From a cost standpoint the best design is that of Meyer. However, the problem remains that the value of the ballast resistance associated with any particular microtip can vary substantially from microtip to microtip. Recent studies have shown that the fraction of the microtips that are actually emitting in an arrangement similar to that described by Meyer is fewer than 9% and frequently is as low as 3%. This is believed to be due, at least in part, to this ballast non-uniformity problem. The present invention seeks to provide uniform ballast values while retaining the low cost features of the Meyer approach.

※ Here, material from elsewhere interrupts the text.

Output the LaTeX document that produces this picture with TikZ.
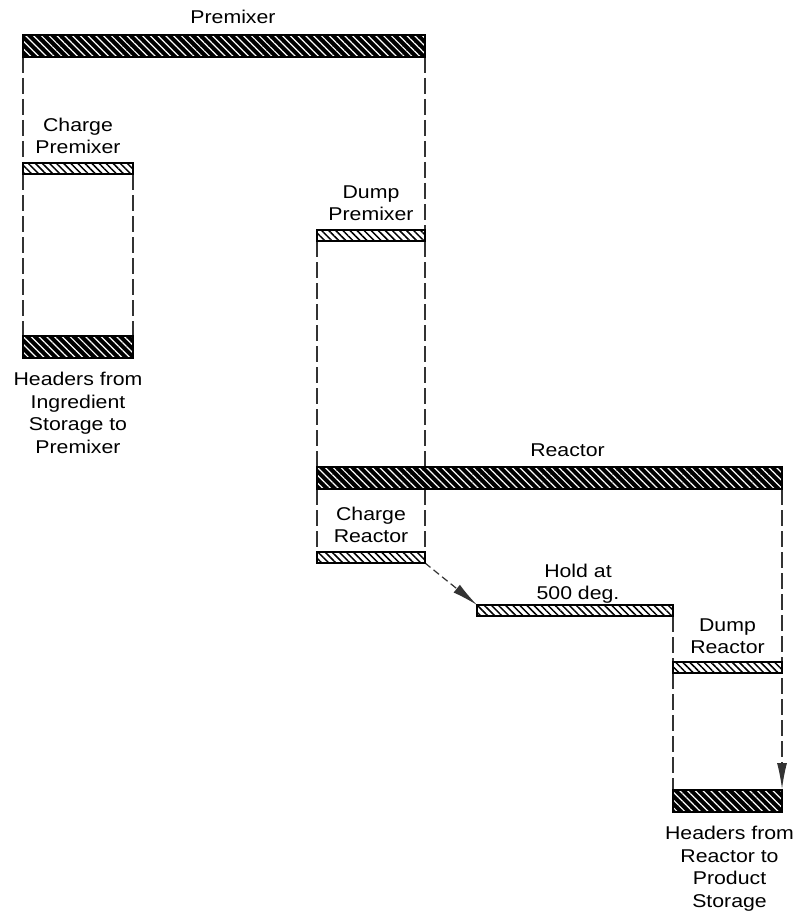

A pending application, ERSO-84-0029, unlike Kochanski's two impedance approach, has already addressed the problem by teaching that all the microtips in a given group are to be connected to an equipotential area which is, in turn, connected to a single ballast resistor. Two such devices are shown in schematic cross-section in FIG. 3. Microtips, such as 12, are in contact with equipotential area (conductive disk) 31 which lies on one end of resistor 32. Cathode columns 33 (running at right angles to the plane of the figure) lie on and connect to the other ends of resistors 32. Resistors, cathode columns, and equipotential areas are all covered by dielectric layer 34. Gate line 35 is deposited on top of layer 34 and openings, such as 36, are formed in it. Note that line 35 is conductive all the way from the openings 36 to the edge of the device. The openings extend through the dielectric layer down to the surface of equipotential area 31. A microtip 12 is centrally located inside each of the openings. A problem with this design is that although higher current densities are achieved because each microtip is associated with a ballast resistor of the same value, there is no resistor between the gate openings and the gate electrodes. Since, in FEDs, the gate current is much less than the cathode current, it is advantageous to have a resistor connected to the gate electrode. Moreover, in the same way that it is necessary that a uniform resistance value be associated with each microtip, it is also necessary that a uniform resistance value be associated with each gate. The present invention is directed towards including this feature in its design.